• [Job]: Count how many lines of the material contain the string "script", then give that number and nothing more.

• [Given data]:
________________________

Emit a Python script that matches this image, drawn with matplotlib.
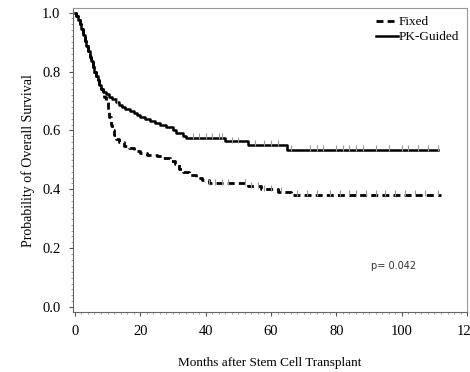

________________________

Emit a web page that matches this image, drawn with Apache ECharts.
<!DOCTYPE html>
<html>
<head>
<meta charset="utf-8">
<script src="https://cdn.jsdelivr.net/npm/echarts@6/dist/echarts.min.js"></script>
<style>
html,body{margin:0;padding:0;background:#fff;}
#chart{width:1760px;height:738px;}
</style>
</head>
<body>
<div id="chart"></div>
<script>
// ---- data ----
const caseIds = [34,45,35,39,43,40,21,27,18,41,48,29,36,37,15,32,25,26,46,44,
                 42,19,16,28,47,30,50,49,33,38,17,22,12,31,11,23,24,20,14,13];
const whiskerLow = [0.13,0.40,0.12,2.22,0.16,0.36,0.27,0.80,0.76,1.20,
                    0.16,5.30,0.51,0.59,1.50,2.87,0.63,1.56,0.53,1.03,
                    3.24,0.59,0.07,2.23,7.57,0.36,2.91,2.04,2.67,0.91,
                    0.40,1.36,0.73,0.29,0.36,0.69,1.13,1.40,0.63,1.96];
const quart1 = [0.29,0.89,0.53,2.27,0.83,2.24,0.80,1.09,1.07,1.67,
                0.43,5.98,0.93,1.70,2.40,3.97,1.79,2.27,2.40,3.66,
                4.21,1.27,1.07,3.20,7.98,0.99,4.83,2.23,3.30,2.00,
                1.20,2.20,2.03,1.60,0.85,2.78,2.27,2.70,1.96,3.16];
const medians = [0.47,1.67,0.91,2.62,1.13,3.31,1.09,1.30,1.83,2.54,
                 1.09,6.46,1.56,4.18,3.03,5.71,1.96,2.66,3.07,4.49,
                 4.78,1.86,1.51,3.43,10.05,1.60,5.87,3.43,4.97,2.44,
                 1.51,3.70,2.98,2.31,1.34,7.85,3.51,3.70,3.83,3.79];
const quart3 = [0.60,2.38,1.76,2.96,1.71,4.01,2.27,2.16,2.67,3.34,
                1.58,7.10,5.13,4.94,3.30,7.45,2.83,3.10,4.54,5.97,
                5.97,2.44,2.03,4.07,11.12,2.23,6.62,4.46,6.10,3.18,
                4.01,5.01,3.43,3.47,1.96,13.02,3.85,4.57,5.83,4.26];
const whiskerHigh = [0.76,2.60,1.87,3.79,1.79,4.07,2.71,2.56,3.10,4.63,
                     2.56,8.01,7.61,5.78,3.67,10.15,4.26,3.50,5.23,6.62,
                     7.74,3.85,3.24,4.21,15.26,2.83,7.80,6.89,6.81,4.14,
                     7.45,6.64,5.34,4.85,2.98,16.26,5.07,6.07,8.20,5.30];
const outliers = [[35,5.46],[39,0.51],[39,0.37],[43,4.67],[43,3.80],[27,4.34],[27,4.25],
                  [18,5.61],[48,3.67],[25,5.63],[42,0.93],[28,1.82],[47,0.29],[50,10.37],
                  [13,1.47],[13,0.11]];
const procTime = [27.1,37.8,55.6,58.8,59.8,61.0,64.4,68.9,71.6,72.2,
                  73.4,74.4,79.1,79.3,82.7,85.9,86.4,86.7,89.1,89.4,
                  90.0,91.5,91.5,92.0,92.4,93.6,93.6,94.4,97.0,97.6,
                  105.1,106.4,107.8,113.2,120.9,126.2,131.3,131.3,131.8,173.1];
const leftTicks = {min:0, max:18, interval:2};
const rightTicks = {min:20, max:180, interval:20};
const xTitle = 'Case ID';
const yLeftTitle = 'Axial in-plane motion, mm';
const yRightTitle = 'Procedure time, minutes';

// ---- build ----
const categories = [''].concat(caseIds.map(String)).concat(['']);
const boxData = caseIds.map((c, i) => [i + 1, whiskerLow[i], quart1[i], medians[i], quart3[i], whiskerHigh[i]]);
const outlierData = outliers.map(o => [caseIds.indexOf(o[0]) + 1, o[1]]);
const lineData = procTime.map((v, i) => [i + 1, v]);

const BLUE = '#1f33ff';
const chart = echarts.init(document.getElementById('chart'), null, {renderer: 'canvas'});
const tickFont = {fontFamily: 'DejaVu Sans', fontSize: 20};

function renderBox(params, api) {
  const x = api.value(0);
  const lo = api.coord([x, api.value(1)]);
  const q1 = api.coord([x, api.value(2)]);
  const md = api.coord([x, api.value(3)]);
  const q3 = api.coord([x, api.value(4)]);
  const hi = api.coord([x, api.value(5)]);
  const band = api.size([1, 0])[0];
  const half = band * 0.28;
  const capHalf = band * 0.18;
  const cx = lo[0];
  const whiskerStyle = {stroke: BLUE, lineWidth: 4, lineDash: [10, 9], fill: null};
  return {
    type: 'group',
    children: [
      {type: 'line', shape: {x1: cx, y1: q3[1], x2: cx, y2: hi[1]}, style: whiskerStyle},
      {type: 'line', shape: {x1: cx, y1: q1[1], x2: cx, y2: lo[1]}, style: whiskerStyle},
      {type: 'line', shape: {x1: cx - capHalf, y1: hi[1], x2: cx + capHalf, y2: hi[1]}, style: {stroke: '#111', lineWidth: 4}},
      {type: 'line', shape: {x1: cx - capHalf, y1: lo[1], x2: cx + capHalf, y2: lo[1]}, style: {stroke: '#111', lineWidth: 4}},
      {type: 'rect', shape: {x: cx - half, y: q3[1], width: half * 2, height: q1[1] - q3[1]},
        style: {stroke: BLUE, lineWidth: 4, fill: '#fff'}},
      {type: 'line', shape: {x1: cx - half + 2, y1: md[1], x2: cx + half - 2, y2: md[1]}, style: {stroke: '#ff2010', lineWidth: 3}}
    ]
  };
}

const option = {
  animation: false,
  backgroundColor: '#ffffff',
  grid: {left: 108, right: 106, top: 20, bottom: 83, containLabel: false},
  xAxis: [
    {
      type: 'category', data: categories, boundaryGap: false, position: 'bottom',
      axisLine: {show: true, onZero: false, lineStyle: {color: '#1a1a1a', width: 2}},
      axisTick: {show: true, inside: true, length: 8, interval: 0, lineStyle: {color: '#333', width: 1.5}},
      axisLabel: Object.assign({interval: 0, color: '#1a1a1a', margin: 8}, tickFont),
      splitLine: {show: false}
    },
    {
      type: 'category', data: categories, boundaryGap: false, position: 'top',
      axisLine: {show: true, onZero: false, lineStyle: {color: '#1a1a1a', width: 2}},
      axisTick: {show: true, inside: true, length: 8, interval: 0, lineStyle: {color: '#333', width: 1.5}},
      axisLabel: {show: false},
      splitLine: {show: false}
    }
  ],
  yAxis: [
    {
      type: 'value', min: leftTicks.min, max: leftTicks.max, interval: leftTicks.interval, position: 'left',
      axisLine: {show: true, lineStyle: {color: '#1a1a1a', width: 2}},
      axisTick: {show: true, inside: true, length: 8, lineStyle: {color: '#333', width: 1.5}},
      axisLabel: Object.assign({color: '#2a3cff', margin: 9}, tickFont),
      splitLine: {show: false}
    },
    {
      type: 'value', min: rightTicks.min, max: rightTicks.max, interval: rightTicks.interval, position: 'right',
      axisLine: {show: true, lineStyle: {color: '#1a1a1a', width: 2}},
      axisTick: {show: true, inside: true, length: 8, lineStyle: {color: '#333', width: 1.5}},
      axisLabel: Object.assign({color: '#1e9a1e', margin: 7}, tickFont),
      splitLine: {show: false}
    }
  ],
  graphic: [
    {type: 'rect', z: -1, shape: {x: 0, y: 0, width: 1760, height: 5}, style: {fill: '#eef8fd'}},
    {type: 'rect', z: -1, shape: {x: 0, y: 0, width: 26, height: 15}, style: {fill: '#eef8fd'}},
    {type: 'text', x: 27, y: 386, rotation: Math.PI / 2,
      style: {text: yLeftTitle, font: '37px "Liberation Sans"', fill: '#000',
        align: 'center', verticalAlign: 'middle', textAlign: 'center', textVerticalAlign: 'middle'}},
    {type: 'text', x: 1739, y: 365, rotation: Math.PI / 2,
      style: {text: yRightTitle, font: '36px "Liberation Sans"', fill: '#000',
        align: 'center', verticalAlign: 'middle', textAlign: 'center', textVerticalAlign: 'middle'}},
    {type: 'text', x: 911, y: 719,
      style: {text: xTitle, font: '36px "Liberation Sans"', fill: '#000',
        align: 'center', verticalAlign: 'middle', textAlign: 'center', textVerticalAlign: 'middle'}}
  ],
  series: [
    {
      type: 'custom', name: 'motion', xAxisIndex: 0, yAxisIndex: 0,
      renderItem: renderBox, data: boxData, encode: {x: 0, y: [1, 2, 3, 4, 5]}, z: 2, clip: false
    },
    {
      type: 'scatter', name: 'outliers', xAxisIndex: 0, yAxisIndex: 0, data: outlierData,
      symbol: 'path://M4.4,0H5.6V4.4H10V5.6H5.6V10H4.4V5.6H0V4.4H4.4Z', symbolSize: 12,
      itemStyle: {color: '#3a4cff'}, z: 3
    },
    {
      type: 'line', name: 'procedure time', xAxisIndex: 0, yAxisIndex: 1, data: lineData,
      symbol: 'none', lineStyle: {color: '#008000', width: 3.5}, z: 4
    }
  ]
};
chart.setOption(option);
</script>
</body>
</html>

________________________

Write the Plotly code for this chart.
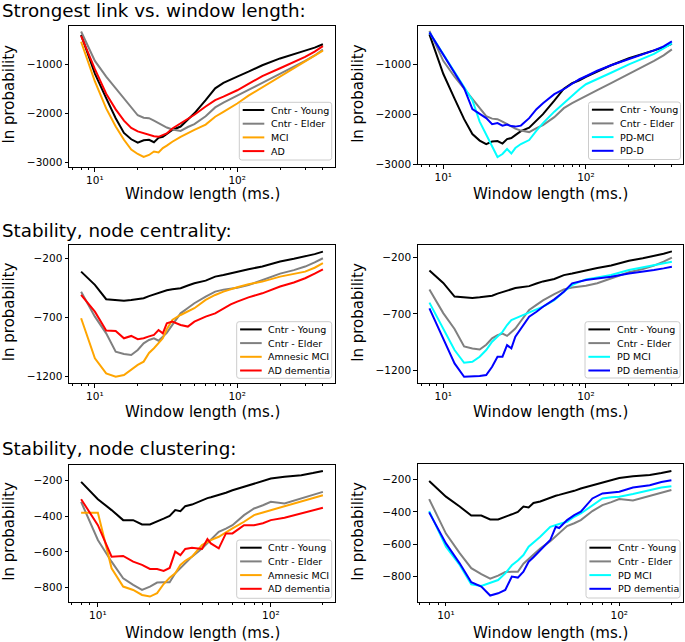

________________________

• [Solution for this problem]: 4